What to produce –
Every record here should be printed again exactly.

Stored entries:
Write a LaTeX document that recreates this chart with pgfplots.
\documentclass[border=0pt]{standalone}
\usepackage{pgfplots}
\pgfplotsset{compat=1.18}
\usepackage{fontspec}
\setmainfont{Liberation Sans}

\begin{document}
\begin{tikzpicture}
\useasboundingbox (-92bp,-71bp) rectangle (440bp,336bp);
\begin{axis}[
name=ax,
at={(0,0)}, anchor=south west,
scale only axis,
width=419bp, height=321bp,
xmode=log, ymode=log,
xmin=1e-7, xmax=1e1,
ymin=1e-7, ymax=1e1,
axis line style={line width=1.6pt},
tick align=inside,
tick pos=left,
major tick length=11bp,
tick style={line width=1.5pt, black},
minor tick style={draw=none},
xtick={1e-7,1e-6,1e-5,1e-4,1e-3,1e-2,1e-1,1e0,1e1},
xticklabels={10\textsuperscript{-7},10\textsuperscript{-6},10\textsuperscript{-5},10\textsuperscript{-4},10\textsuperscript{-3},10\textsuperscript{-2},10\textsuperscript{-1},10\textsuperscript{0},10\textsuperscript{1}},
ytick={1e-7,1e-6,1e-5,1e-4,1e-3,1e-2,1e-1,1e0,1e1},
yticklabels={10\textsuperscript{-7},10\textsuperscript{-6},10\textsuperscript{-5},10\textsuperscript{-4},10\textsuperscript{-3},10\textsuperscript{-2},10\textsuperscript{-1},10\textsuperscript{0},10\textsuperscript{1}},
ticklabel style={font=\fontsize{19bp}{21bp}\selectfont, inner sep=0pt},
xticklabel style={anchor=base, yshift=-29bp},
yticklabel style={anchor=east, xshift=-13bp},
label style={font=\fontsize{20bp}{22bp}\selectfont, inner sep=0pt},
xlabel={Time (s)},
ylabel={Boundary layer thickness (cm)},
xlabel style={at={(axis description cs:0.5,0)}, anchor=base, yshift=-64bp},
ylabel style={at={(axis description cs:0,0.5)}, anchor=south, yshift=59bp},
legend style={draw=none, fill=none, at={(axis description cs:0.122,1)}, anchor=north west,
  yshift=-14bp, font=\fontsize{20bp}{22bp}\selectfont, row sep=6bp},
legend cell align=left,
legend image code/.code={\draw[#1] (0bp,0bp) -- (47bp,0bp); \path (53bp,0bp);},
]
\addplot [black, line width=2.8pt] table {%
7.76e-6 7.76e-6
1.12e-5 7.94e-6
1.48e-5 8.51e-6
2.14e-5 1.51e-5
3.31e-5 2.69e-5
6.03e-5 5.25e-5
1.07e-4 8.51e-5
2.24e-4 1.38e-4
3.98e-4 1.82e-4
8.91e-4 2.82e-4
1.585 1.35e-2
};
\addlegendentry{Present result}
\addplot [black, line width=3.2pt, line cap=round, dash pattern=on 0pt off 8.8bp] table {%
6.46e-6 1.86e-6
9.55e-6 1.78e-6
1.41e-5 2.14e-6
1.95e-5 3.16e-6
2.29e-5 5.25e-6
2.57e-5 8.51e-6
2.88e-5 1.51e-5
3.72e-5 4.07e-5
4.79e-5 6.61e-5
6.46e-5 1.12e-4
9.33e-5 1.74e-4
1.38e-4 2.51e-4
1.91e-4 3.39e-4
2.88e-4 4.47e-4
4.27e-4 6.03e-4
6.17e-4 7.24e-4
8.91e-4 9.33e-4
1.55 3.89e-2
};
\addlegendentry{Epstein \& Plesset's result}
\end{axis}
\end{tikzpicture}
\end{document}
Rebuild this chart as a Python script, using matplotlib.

Written response –
Write a LaTeX document that recreates this chart with pgfplots.
\documentclass[border=0pt]{standalone}
\usepackage{pgfplots}
\pgfplotsset{compat=1.18}
\usepackage{fontspec}
\setmainfont{Liberation Sans}

\begin{document}
\begin{tikzpicture}
\useasboundingbox (-92bp,-71bp) rectangle (440bp,336bp);
\begin{axis}[
name=ax,
at={(0,0)}, anchor=south west,
scale only axis,
width=419bp, height=321bp,
xmode=log, ymode=log,
xmin=1e-7, xmax=1e1,
ymin=1e-7, ymax=1e1,
axis line style={line width=1.6pt},
tick align=inside,
tick pos=left,
major tick length=11bp,
tick style={line width=1.5pt, black},
minor tick style={draw=none},
xtick={1e-7,1e-6,1e-5,1e-4,1e-3,1e-2,1e-1,1e0,1e1},
xticklabels={10\textsuperscript{-7},10\textsuperscript{-6},10\textsuperscript{-5},10\textsuperscript{-4},10\textsuperscript{-3},10\textsuperscript{-2},10\textsuperscript{-1},10\textsuperscript{0},10\textsuperscript{1}},
ytick={1e-7,1e-6,1e-5,1e-4,1e-3,1e-2,1e-1,1e0,1e1},
yticklabels={10\textsuperscript{-7},10\textsuperscript{-6},10\textsuperscript{-5},10\textsuperscript{-4},10\textsuperscript{-3},10\textsuperscript{-2},10\textsuperscript{-1},10\textsuperscript{0},10\textsuperscript{1}},
ticklabel style={font=\fontsize{19bp}{21bp}\selectfont, inner sep=0pt},
xticklabel style={anchor=base, yshift=-29bp},
yticklabel style={anchor=east, xshift=-13bp},
label style={font=\fontsize{20bp}{22bp}\selectfont, inner sep=0pt},
xlabel={Time (s)},
ylabel={Boundary layer thickness (cm)},
xlabel style={at={(axis description cs:0.5,0)}, anchor=base, yshift=-64bp},
ylabel style={at={(axis description cs:0,0.5)}, anchor=south, yshift=59bp},
legend style={draw=none, fill=none, at={(axis description cs:0.122,1)}, anchor=north west,
  yshift=-14bp, font=\fontsize{20bp}{22bp}\selectfont, row sep=6bp},
legend cell align=left,
legend image code/.code={\draw[#1] (0bp,0bp) -- (47bp,0bp); \path (53bp,0bp);},
]
\addplot [black, line width=2.8pt] table {%
7.76e-6 7.76e-6
1.12e-5 7.94e-6
1.48e-5 8.51e-6
2.14e-5 1.51e-5
3.31e-5 2.69e-5
6.03e-5 5.25e-5
1.07e-4 8.51e-5
2.24e-4 1.38e-4
3.98e-4 1.82e-4
8.91e-4 2.82e-4
1.585 1.35e-2
};
\addlegendentry{Present result}
\addplot [black, line width=3.2pt, line cap=round, dash pattern=on 0pt off 8.8bp] table {%
6.46e-6 1.86e-6
9.55e-6 1.78e-6
1.41e-5 2.14e-6
1.95e-5 3.16e-6
2.29e-5 5.25e-6
2.57e-5 8.51e-6
2.88e-5 1.51e-5
3.72e-5 4.07e-5
4.79e-5 6.61e-5
6.46e-5 1.12e-4
9.33e-5 1.74e-4
1.38e-4 2.51e-4
1.91e-4 3.39e-4
2.88e-4 4.47e-4
4.27e-4 6.03e-4
6.17e-4 7.24e-4
8.91e-4 9.33e-4
1.55 3.89e-2
};
\addlegendentry{Epstein \& Plesset's result}
\end{axis}
\end{tikzpicture}
\end{document}
Rebuild this chart as a Python script, using matplotlib.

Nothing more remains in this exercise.